Monday 21 April 2014
Teachers are facing an increasing barrage of “vile” sexual abuse, unfair allegations of incompetence and videos of themselves taken without their consent being posted online by their pupils, according to a report seen by The Independent.
The survey of 7,500 teachers revealed that more than one in five (21 per cent) reported having adverse or derogatory comments posted about them on social media – from parents as well as children.
“Abusive and highly offensive language is common, accompanied by remarks about teachers’ appearance, competence or sexuality,” said a report out today, conducted by the National Association of Schoolmasters Union of Women Teachers (NASUWT). Poor behaviour in the classroom is enough to persuade many teachers to quit but the added element of online abuse taking place inside and outside the classroom is adding to the pressures of the job.

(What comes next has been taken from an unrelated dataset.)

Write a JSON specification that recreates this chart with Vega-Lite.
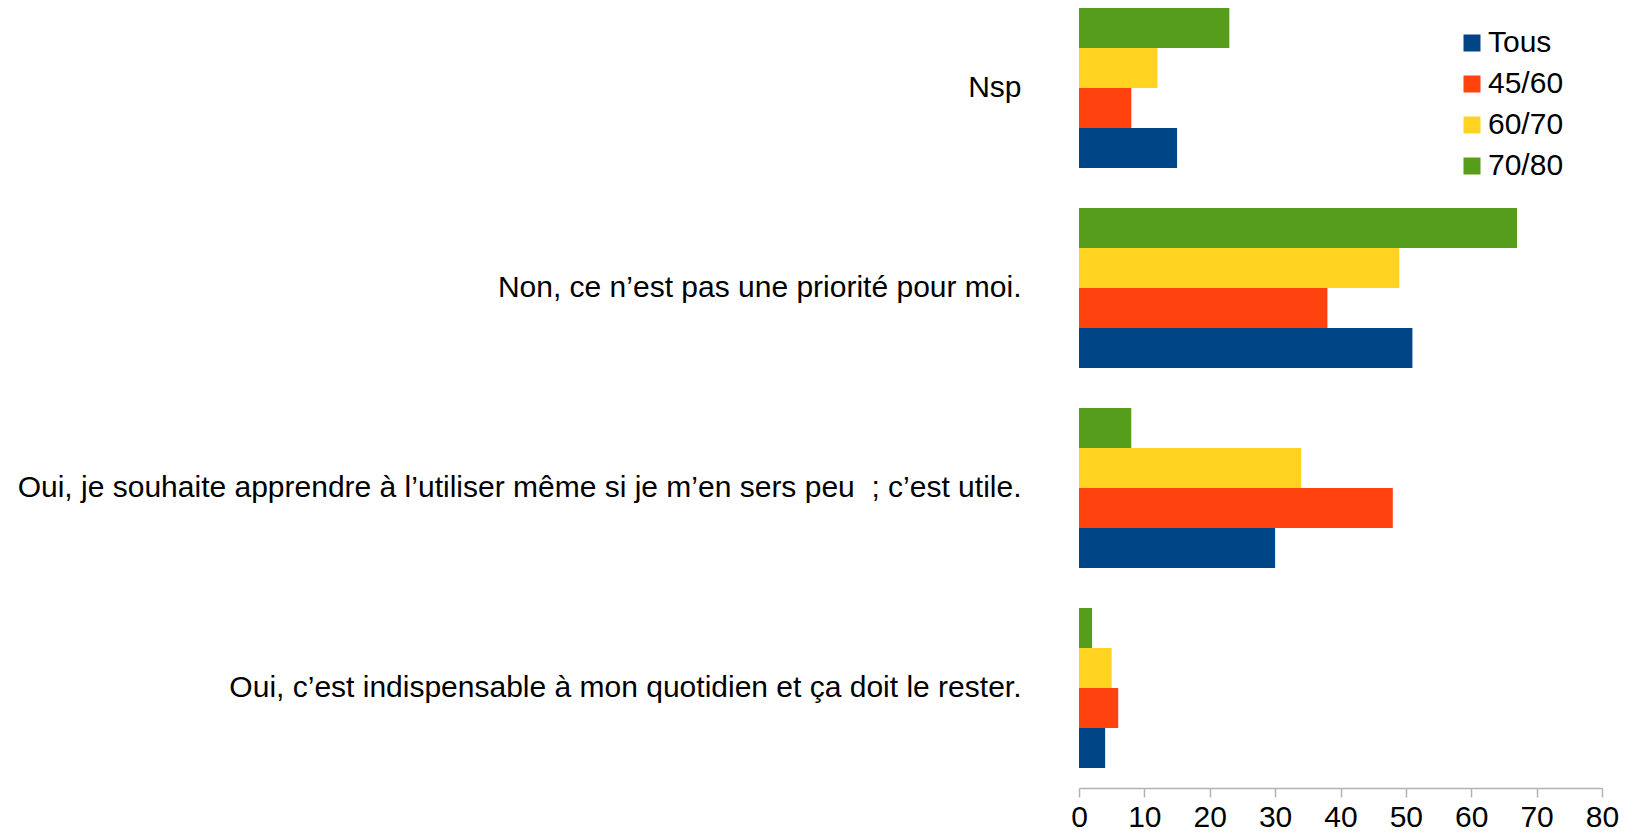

In one case highlighted by the report, a pupil tweeted: “You are a paedo and your daughter is a whore.” Another pupil said on Facebook that he wanted to kill his teacher – and invited fellow pupils to join in. The majority of comments by pupils, 61 per cent, came from 14- to 16-year-olds. However, there were two recorded from four- to seven-year-olds. The sites used by the pupils included Facebook, Ratemyteacher, Twitter, YouTube, Instagram and Snapchat.

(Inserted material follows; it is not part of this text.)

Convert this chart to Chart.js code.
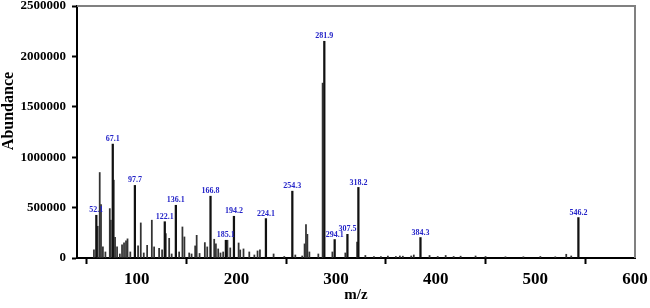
<!DOCTYPE html>
<html>
<head>
<meta charset="utf-8">
<script src="https://cdn.jsdelivr.net/npm/chart.js@4"></script>
<style>
  body { margin: 0; background: #fff; }
  #wrap { width: 650px; height: 308px; }
</style>
</head>
<body>
<div id="wrap"><canvas id="msChart"></canvas></div>
<script>
// labelled peaks (m/z position on the axis, abundance, label text)
const peakMz = [59.4, 75.9, 98.1, 128.1, 139.2, 174.0, 189.4, 197.5, 229.6, 256.1, 288.2, 298.6, 311.4, 322.4, 384.7, 543.2];
const peakAbundance = [424000, 1130000, 720000, 360000, 523000, 613000, 176000, 414000, 391000, 663000, 2150000, 183000, 235000, 700000, 203000, 401000];
const peakText = ["52.1", "67.1", "97.7", "122.1", "136.1", "166.8", "185.1", "194.2", "224.1", "254.3", "281.9", "294.1", "307.5", "318.2", "384.3", "546.2"];

// other peaks
const minorMz = [57.0, 60.8, 62.8, 64.1, 66.0, 68.5, 72.9, 73.9, 76.9, 78.2, 80.2, 83.0, 85.2, 87.2, 89.2, 90.7, 93.5,
  101.3, 104.0, 107.0, 110.4, 115.1, 117.4, 122.4, 125.4, 129.1, 132.5, 135.0, 142.5, 145.8, 147.8, 152.6, 155.0,
  158.6, 160.1, 163.0, 168.3, 170.7, 177.7, 179.4, 181.7, 184.0, 186.7, 191.0, 193.8, 202.2, 203.8, 207.1, 212.9,
  218.0, 221.2, 223.6, 237.3, 248.0, 259.1, 266.0, 268.4, 269.8, 271.2, 273.2, 282.2, 286.5, 296.3, 309.3, 321.1,
  329.4, 338.0, 345.0, 352.0, 360.0, 364.0, 367.0, 375.4, 378.0, 393.8, 402.0, 410.0, 418.0, 425.0, 440.0, 450.0,
  470.0, 488.0, 505.0, 520.0, 531.0, 536.0];
const minorAbundance = [80000, 315000, 848000, 530000, 110000, 60000, 490000, 375000, 772000, 205000, 110000, 40000, 130000, 150000, 170000, 190000, 60000,
  120000, 348000, 50000, 126000, 375000, 110000, 96000, 80000, 242000, 195000, 40000, 60000, 308000, 209000, 50000, 40000,
  120000, 225000, 45000, 153000, 110000, 186000, 140000, 90000, 50000, 60000, 176000, 100000, 149000, 80000, 90000, 60000,
  30000, 70000, 80000, 40000, 15000, 30000, 20000, 140000, 332000, 235000, 60000, 40000, 1735000, 60000, 50000, 159000,
  25000, 15000, 15000, 20000, 15000, 20000, 18000, 20000, 30000, 25000, 15000, 25000, 15000, 18000, 20000, 15000,
  12000, 12000, 15000, 12000, 37000, 20000];

const yTicks = [0, 500000, 1000000, 1500000, 2000000, 2500000];
const xTicks = [100, 200, 300, 400, 500, 600];

const serif = "'Liberation Serif', 'Times New Roman', serif";

function toPoints(xs, ys) {
  return xs.map((x, i) => ({ x: x, y: ys[i] }));
}

const frameAndLabels = {
  id: "frameAndLabels",
  afterDatasetsDraw(chart) {
    const ctx = chart.ctx;
    const area = chart.chartArea;
    ctx.save();
    // grey top / right frame
    ctx.strokeStyle = "#808080";
    ctx.lineWidth = 2;
    ctx.beginPath();
    ctx.moveTo(area.left, area.top);
    ctx.lineTo(area.right, area.top);
    ctx.lineTo(area.right, area.bottom);
    ctx.stroke();

    // peak labels
    const meta = chart.getDatasetMeta(0);
    ctx.fillStyle = "#2424c8";
    ctx.font = "bold 8px " + serif;
    ctx.textAlign = "center";
    ctx.textBaseline = "bottom";
    meta.data.forEach((bar, i) => {
      ctx.fillText(peakText[i], bar.x, bar.y - 1);
    });

    // y title
    ctx.fillStyle = "#000";
    ctx.font = "bold 16px " + serif;
    ctx.textBaseline = "middle";
    ctx.translate(9, 111);
    ctx.rotate(-Math.PI / 2);
    ctx.fillText("Abundance", 0, 0);
    ctx.restore();
  }
};

new Chart(document.getElementById("msChart"), {
  type: "bar",
  data: {
    datasets: [
      {
        data: toPoints(peakMz, peakAbundance),
        backgroundColor: "#111",
        barThickness: 1.6,
        grouped: false,
      },
      {
        data: toPoints(minorMz, minorAbundance),
        backgroundColor: "#333",
        barThickness: 1.1,
        grouped: false,
      },
    ],
  },
  options: {
    responsive: true,
    maintainAspectRatio: false,
    animation: false,
    layout: { padding: { top: 6, right: 15, left: 0, bottom: 0 } },
    plugins: {
      legend: { display: false },
      tooltip: { enabled: false },
    },
    scales: {
      x: {
        type: "linear",
        min: 40,
        max: 600,
        offset: false,
        afterBuildTicks: (scale) => {
          scale.ticks = xTicks.map((v) => ({ value: v }));
        },
        afterFit: (scale) => {
          scale.height = 50;
          scale.paddingLeft = 0;
          scale.paddingRight = 0;
        },
        grid: {
          drawOnChartArea: false,
          drawTicks: true,
          tickLength: 6,
          tickColor: "#000",
          tickWidth: 2,
        },
        border: { color: "#000", width: 2 },
        ticks: {
          color: "#000",
          padding: 5,
          maxRotation: 0,
          font: { family: serif, size: 17, weight: "bold" },
        },
        title: {
          display: true,
          text: "m/z",
          color: "#000",
          padding: { top: 0, bottom: 4 },
          font: { family: serif, size: 15, weight: "bold" },
        },
      },
      y: {
        min: 0,
        max: 2500000,
        afterBuildTicks: (scale) => {
          scale.ticks = yTicks.map((v) => ({ value: v }));
        },
        afterFit: (scale) => {
          scale.width = 77;
          scale.paddingTop = 0;
          scale.paddingBottom = 0;
        },
        grid: {
          drawOnChartArea: false,
          drawTicks: true,
          tickLength: 5,
          tickColor: "#000",
          tickWidth: 2,
        },
        border: { color: "#000", width: 2 },
        ticks: {
          color: "#000",
          padding: 6,
          font: { family: serif, size: 13, weight: "bold" },
          callback: (v) => String(v),
        },
      },
    },
  },
  plugins: [frameAndLabels],
});
</script>
</body>
</html>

In one case, a picture of a drunk person who had passed out and resembled a teacher was posted, with a comment telling fellow pupils it was their teacher.
Of the comments posted by pupils, 47 per cent included insulting words or phrases, 50 per cent had comments made about their performance as a teacher, and 26 per cent had videos or photographs posted without their consent.
Of the parents’ comments, 57 per cent were insulting, 63 per cent criticised the teachers’ performance, 7 per cent involved threatening behaviour, and 7 per cent were videos or photographs taken without the teachers’ consent.
In addition to this, 6 per cent involved allegations of inappropriate behaviour with children and 3 per cent inappropriate behaviour with parents.
One teacher said of the abuse: “I was so upset by the allegations and comments from kids who had seen it all... that I ended up being off work with stress, on antidepressants and having to see a counsellor.”
Union leaders are urging schools to support staff in approaching social media websites to secure the removal of offensive material and encouraging them to go to the police.
Of those who complained, 11 per cent went to the police – but three-quarters of these said no further action had been taken against either pupils or parents, although they had received a sympathetic hearing.
“Teachers are often devastated by the vile nature of the abuse they are suffering,” said Chris Keates, general secretary of NASUWT. “Teachers are often traumatised by the attacks made on them through social media.
“Some have lost their confidence to teach once they see foul and personal remarks made by pupils in their classes and have left the profession.
“Others have been so disturbed by the comments that their health has been affected.”
Meanwhile, teachers’ leaders will warn today that they face a “home invasion” of emails from heads and senior management, which sometimes arrive in the early hours and demand that action be taken by the recipient before the start of the school day.
Ms Keates cited one case where a teacher received an email at 2.15am demanding action by 8am, describing it as “unacceptable harassment and pressure”.
“Teachers even report receiving emails from school management at midnight on New Year’s Eve with a message reminding them of the work they must have completed by the time the new term starts,” she added.
She urged all schools to adopt a policy and protocol on the appropriate use of emails to avoid further stress being placed on teachers.